Although payment protection insurance (PPI) isn’t making the headlines like it used to, the Financial Conduct Authority’s (FCA) awareness campaign means that, for many, it’s still a controversy fresh in the minds of the public.
As a result, some mortgage and financial specialists are concerned that, due to the similar names, people may confuse mortgage payment protection insurance (MPPI) with PPI and avoid taking out the cover they need out of a perception that MPPI is a bad financial decision.
Below, we explain the differences between PPI and MPPI and outline some of the benefits of taking out MPPI to help safeguard your loved ones financially.
What is the difference between mortgage payment protection and PPI?
MPPI, as the name suggests, covers your mortgage payments only in the event of you being prevented from making the payments yourself. PPI included mortgage protection, too, but it could also cover:
- Student loans
- High street store cards
- Business loans
- Credit cards
- Home improvement loans
- Car finance
- Catalogue shopping accounts.
In some cases, PPI was sold under a different name specific to the kind of payments it was meant for. For example, PPI attached to a credit card might be called credit card repayments cover.
If what we’ve described sounds innocent enough, that’s because it was. PPI was – and still is – just another type of insurance that could help to pay off various financial obligations if you weren’t able to due to redundancy, illness, injury or death.
The controversy surrounding PPI arose because some companies were mis-selling it – in other words, they sold it to people who didn’t really need it, or attached high levels of commission to the terms so that they’d make lots of money out of the deal. Some people were even sold PPI without realising it.

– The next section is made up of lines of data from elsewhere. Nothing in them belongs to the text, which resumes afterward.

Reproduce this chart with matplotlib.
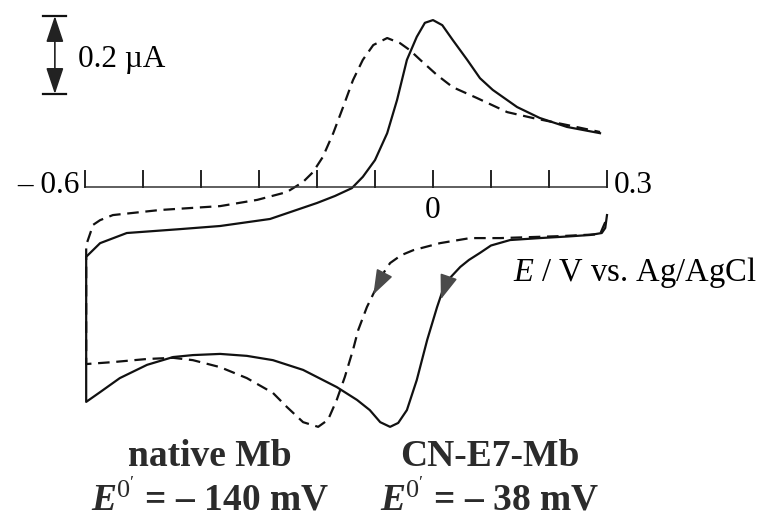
import numpy as np
import matplotlib.pyplot as plt

plt.rcParams['font.family'] = ['Liberation Serif', 'DejaVu Serif']
plt.rcParams['mathtext.fontset'] = 'custom'
plt.rcParams['mathtext.rm'] = 'Liberation Serif'
plt.rcParams['mathtext.it'] = 'Liberation Serif:italic'
plt.rcParams['mathtext.bfit'] = 'Liberation Serif:italic:bold'

# CN-E7-Mb (solid): reverse sweep 0.3 -> -0.6, then forward sweep -0.6 -> 0.3
E_cn_rev = [0.300, 0.297, 0.291, 0.271, 0.231, 0.184, 0.133, 0.100, 0.081, 0.062, 0.047,
            0.030, 0.017, 0.007, -0.010, -0.028, -0.045, -0.060, -0.074, -0.091, -0.109,
            -0.131, -0.166, -0.224, -0.276, -0.321, -0.367, -0.414, -0.448, -0.493,
            -0.540, -0.574, -0.598]
i_cn_rev = [-0.072, -0.105, -0.118, -0.123, -0.127, -0.131, -0.136, -0.150, -0.169, -0.187, -0.205,
            -0.232, -0.264, -0.308, -0.392, -0.495, -0.572, -0.605, -0.615, -0.603, -0.572,
            -0.546, -0.513, -0.469, -0.444, -0.433, -0.428, -0.431, -0.436, -0.456,
            -0.490, -0.526, -0.551]
E_cn_fwd = [-0.598, -0.574, -0.528, -0.436, -0.367, -0.281, -0.200, -0.169, -0.140, -0.121,
            -0.100, -0.079, -0.062, -0.045, -0.028, -0.014, 0.000, 0.016, 0.034, 0.059,
            0.081, 0.103, 0.145, 0.184, 0.231, 0.288]
i_cn_fwd = [-0.179, -0.144, -0.118, -0.108, -0.100, -0.082, -0.041, -0.023, -0.003, 0.026,
            0.069, 0.138, 0.223, 0.326, 0.385, 0.421, 0.428, 0.415, 0.377, 0.326,
            0.279, 0.249, 0.205, 0.177, 0.154, 0.138]

# native Mb (dashed)
E_nat_rev = [0.297, 0.288, 0.219, 0.116, 0.064, 0.012, -0.034, -0.055, -0.074, -0.086,
             -0.097, -0.114, -0.129, -0.138, -0.152, -0.166, -0.181, -0.198, -0.224, -0.252,
             -0.276, -0.321, -0.367, -0.414, -0.448, -0.493, -0.552, -0.598]
i_nat_rev = [-0.090, -0.121, -0.126, -0.131, -0.131, -0.144, -0.162, -0.175, -0.195, -0.222,
             -0.256, -0.308, -0.367, -0.418, -0.487, -0.546, -0.597, -0.615, -0.603, -0.564,
             -0.528, -0.490, -0.462, -0.444, -0.438, -0.441, -0.449, -0.454]
E_nat_fwd = [-0.598, -0.586, -0.574, -0.552, -0.471, -0.367, -0.303, -0.252, -0.224, -0.207,
             -0.190, -0.172, -0.155, -0.138, -0.121, -0.103, -0.079, -0.057, -0.040, -0.022,
             0.007, 0.034, 0.076, 0.128, 0.172, 0.231, 0.288]
i_nat_fwd = [-0.149, -0.097, -0.085, -0.072, -0.059, -0.049, -0.033, -0.013, 0.013, 0.038,
             0.077, 0.138, 0.205, 0.274, 0.326, 0.364, 0.382, 0.369, 0.351, 0.326,
             0.287, 0.256, 0.228, 0.192, 0.177, 0.159, 0.141]

x_ticks = np.arange(-0.6, 0.301, 0.1)
scale_bar = 0.2  # uA

fig = plt.figure(figsize=(7.67, 5.22), dpi=100)
ax = fig.add_axes([0, 0, 1, 1])
ax.set_xlim(-0.7466, 0.5759)
ax.set_ylim(-0.859, 0.4795)
ax.axis('off')

lc = '#111111'
ax.plot(E_cn_rev + E_cn_fwd, i_cn_rev + i_cn_fwd, color=lc, lw=1.6, solid_joinstyle='round')
ax.plot(E_nat_rev + E_nat_fwd, i_nat_rev + i_nat_fwd, color=lc, lw=1.6,
        linestyle=(0, (5.2, 3.0)))

# direction arrows on reverse sweeps
for tip, tail in [((0.012, -0.295), (0.021, -0.256)), ((-0.105, -0.282), (-0.088, -0.233))]:
    ax.annotate('', xy=tip, xytext=tail,
                arrowprops=dict(arrowstyle='-|>,head_length=0.9,head_width=0.32',
                                color='#4a4a4a', lw=1.2, mutation_scale=17))

# potential axis
ax.plot([-0.6, 0.3], [0, 0], color='#333333', lw=1.1)
for t in x_ticks:
    ax.plot([t, t], [0, 0.041], color='#222222', lw=1.4)
fs = 22.5
ax.text(-0.61, 0.003, '– 0.6', ha='right', va='center', fontsize=fs)
ax.text(0.0, -0.06, '0', ha='center', va='center', fontsize=fs)
ax.text(0.312, 0.003, '0.3', ha='left', va='center', fontsize=fs)
ax.text(0.138, -0.218, r'$\mathit{E}$ / V vs. Ag/AgCl', ha='left', va='center', fontsize=23.5)

# current scale bar
xb = -0.652
ytop = 0.4385
ax.annotate('', xy=(xb, ytop), xytext=(xb, ytop - scale_bar),
            arrowprops=dict(arrowstyle='<|-|>,head_length=0.9,head_width=0.3',
                            color='#222222', lw=1.2, mutation_scale=18,
                            shrinkA=0, shrinkB=0))
ax.plot([xb - 0.02, xb + 0.02], [ytop, ytop], color='#111111', lw=1.6)
ax.plot([xb - 0.02, xb + 0.02], [ytop - scale_bar, ytop - scale_bar], color='#111111', lw=1.6)
ax.text(-0.612, 0.326, '0.2 µA', ha='left', va='center', fontsize=fs)

# labels
tc = '#2b2b2b'
ax.text(-0.384, -0.692, 'native Mb', ha='center', va='center', fontsize=27,
        fontweight='bold', color=tc)
ax.text(0.098, -0.692, 'CN-E7-Mb', ha='center', va='center', fontsize=27,
        fontweight='bold', color=tc)
ax.text(-0.384, -0.800, r"$\mathbfit{E}^{0'}$ = – 140 mV", ha='center', va='center',
        fontsize=27, fontweight='bold', color=tc)
ax.text(0.098, -0.800, r"$\mathbfit{E}^{0'}$ = – 38 mV", ha='center', va='center',
        fontsize=27, fontweight='bold', color=tc)

fig.savefig('out.png', dpi=100)
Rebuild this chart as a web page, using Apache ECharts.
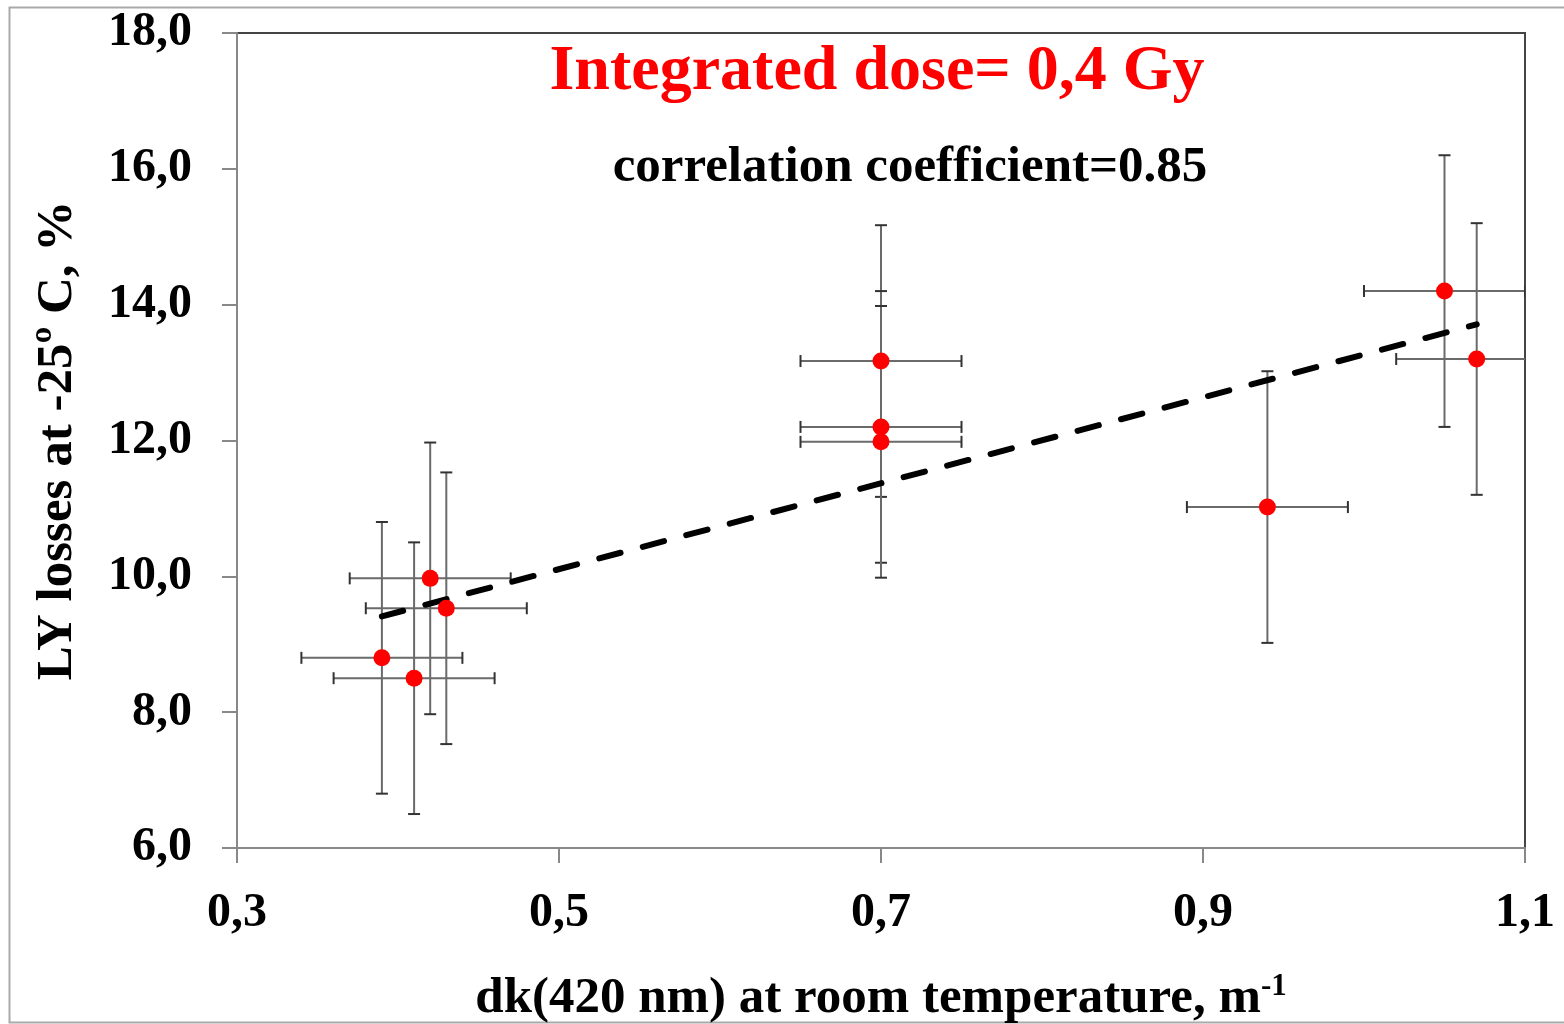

When all this was uncovered, many people made complaints and legal claims to get their money back, which resulted in the public awareness campaign. This was an attempt to help people who didn’t realise they’d been mis-sold PPI to make the claim they were entitled to.
These days, you can still get PPI, though there are stricter rules about selling it. This helps to prevent it being mis-sold again, protecting your financial interests.
MPPI is technically a subcategory of PPI, but the tighter restrictions and regulations surrounding this kind of financial product means that taking out MPPI is no more dangerous than any other insurance policy. In fact, many financial advisers recommend using an insurance broker to take out MPPI as a sensible protection for their home and loved ones.
Should I take out mortgage protection insurance?
The term ‘mortgage protection insurance’ is actually an umbrella term that covers several types of insurance that can help to protect against defaulting on your mortgage loan. This includes MPPI. Other types of insurance that can help with this include:
- Income protection insurance
- Critical illness insurance
- Life insurance.
Mostly, the differences between these similar forms of insurance relate to the terms and what they cover. For instance, critical illness insurance protects you if you fall ill or sustain a serious injury, but it won’t help you if you are made redundant from your job.
However, the three forms of protection listed above can be customised to cover any sum you like – meaning that they could provide funds for other financial obligations like household expenses and bills as well as your mortgage.
Additionally, some forms of protection will provide monthly payments for a duration to help you out temporarily. Others, on the other hand, provide a lump sum, allowing you to pay off your mortgage in full and handle any other debts.
Choosing the right kind of mortgage protection for your needs is vital, but the benefits of taking out some form of mortgage protection can’t be overstated.
For most people, their mortgage is the single largest loan they have to deal with, often with sizeable monthly repayments to take care of. If you were to lose your primary income source for any reason, taking mortgage payments out of the picture would significantly reduce your monthly outgoings, helping your savings to last longer while you find new income.
Mortgage protection insurance isn’t mandatory, so you aren’t legally required to have it in order to get a mortgage. But it’s worth considering how you’ll keep up with your mortgage payments if you don’t have this kind of protection in place. After all, it’s better to be safe than sorry.